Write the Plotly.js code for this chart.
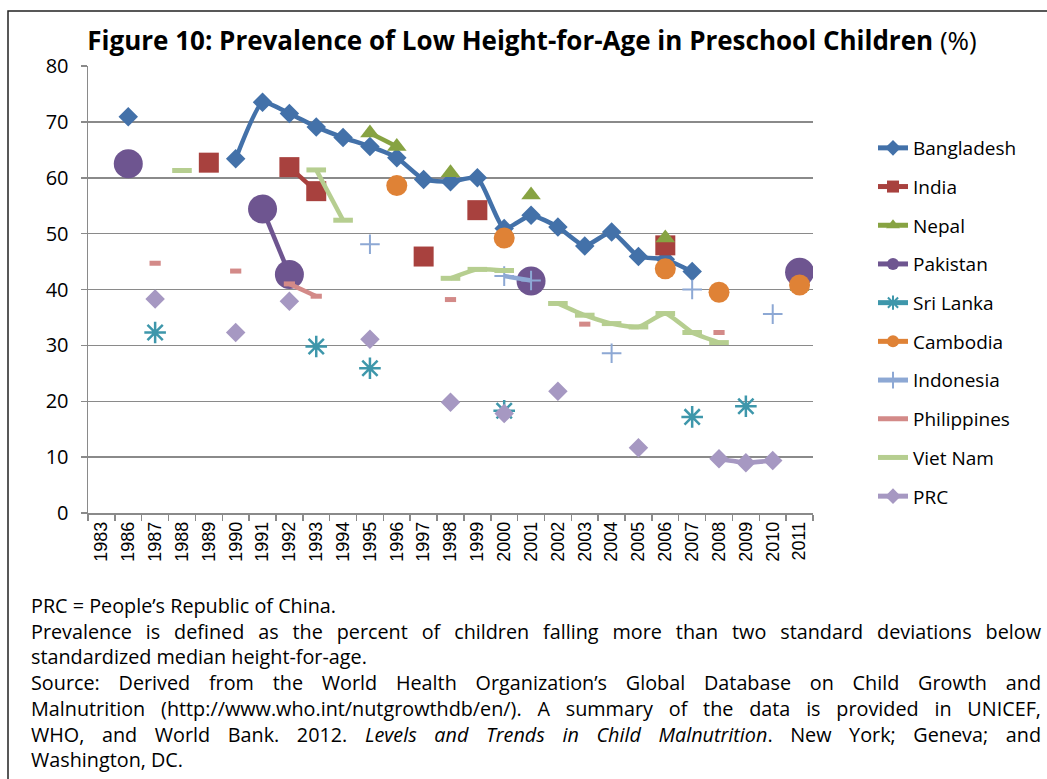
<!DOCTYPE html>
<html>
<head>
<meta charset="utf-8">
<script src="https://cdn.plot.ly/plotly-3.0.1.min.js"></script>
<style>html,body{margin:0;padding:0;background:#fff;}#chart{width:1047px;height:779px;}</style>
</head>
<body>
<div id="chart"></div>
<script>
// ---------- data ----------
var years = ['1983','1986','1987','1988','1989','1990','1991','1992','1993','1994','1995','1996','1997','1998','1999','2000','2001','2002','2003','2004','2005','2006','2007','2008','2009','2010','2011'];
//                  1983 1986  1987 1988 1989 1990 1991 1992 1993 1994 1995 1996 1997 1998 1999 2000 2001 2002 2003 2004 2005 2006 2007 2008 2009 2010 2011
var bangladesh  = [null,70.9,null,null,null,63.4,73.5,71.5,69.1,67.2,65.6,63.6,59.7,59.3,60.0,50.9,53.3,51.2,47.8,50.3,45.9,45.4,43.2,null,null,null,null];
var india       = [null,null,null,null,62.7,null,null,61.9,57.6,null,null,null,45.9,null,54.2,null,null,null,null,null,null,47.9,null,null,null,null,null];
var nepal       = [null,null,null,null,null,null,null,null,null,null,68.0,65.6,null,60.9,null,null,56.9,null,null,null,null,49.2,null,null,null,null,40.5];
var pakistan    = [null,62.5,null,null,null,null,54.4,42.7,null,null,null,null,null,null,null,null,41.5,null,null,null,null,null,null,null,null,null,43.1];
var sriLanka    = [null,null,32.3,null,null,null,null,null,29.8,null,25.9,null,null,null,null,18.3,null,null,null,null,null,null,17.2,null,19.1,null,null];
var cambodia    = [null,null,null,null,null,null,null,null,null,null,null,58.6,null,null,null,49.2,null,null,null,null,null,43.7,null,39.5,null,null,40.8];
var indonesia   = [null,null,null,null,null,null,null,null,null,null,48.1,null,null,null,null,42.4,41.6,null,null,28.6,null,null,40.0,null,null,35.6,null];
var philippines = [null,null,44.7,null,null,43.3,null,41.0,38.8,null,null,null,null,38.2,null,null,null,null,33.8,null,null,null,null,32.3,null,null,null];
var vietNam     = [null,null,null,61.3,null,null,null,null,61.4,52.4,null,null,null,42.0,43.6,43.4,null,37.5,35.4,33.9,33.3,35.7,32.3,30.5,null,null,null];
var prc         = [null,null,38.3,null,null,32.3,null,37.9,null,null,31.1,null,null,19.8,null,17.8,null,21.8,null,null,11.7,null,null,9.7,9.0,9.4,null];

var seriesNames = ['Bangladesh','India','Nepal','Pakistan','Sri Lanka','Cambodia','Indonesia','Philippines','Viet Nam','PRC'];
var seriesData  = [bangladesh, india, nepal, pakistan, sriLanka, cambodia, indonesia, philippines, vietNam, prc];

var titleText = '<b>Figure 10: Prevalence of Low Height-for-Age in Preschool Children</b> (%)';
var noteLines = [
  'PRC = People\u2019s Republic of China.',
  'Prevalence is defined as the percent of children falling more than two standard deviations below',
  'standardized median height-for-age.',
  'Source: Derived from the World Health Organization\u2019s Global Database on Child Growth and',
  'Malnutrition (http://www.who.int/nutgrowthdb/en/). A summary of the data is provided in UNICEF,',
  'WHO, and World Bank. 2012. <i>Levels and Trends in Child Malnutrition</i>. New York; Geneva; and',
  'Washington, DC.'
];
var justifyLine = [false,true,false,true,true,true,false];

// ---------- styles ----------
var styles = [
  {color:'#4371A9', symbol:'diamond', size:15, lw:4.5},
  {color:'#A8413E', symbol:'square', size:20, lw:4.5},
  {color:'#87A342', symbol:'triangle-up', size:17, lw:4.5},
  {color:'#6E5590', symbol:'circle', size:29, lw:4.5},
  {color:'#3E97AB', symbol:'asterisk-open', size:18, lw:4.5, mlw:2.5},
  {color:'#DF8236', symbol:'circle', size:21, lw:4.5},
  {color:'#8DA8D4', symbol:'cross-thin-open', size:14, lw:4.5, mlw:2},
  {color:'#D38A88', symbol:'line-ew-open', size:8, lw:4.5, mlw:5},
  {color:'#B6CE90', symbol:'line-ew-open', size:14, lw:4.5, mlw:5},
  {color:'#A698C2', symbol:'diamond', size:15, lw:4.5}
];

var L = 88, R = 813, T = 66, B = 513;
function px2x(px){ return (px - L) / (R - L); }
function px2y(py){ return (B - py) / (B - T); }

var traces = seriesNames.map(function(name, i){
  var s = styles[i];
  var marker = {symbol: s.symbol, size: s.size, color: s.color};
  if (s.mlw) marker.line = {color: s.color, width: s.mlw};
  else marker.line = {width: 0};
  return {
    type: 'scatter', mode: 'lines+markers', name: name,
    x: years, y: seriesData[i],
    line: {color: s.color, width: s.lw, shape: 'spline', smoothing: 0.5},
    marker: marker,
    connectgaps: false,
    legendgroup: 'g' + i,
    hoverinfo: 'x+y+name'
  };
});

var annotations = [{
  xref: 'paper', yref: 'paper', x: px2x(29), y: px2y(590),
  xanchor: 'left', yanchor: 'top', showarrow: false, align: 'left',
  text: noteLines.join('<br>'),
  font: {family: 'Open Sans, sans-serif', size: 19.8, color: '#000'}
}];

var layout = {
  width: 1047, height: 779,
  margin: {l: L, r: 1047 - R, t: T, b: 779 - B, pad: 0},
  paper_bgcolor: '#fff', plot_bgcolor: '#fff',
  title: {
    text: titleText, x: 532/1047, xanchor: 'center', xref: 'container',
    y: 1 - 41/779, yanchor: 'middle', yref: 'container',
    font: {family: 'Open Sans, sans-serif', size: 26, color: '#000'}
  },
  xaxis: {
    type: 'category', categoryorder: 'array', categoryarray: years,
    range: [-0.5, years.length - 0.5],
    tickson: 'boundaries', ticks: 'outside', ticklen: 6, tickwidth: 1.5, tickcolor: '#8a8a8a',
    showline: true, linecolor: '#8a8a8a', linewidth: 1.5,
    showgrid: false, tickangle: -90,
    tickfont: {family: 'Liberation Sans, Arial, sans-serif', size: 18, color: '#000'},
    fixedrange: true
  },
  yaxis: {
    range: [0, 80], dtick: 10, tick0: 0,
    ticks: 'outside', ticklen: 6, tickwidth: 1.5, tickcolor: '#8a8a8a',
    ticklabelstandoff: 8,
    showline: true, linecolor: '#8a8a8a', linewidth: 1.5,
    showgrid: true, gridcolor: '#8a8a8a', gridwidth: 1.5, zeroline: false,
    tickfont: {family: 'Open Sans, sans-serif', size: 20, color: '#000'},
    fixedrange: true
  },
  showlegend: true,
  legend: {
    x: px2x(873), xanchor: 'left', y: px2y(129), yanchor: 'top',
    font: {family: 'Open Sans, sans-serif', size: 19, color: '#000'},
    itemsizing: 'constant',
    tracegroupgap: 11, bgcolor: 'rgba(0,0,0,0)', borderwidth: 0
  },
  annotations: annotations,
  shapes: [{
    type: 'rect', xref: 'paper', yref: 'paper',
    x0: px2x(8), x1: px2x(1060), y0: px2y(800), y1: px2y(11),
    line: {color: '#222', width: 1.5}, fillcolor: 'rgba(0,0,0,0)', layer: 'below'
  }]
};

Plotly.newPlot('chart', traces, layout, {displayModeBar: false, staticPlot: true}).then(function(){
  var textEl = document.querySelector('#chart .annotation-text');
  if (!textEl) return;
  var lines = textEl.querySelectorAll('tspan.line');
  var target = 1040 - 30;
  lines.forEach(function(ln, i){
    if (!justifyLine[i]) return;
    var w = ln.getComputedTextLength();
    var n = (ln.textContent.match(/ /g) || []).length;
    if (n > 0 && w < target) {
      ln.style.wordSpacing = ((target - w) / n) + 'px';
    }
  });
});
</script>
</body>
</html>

§

• **SET TASK**: Each line in the listing above that contains "chart" should be copied.

• **WRITTEN ANSWER**:
Write the Plotly.js code for this chart.
<style>html,body{margin:0;padding:0;background:#fff;}#chart{width:1047px;height:779px;}</style>
<div id="chart"></div>
Plotly.newPlot('chart', traces, layout, {displayModeBar: false, staticPlot: true}).then(function(){
  var textEl = document.querySelector('#chart .annotation-text');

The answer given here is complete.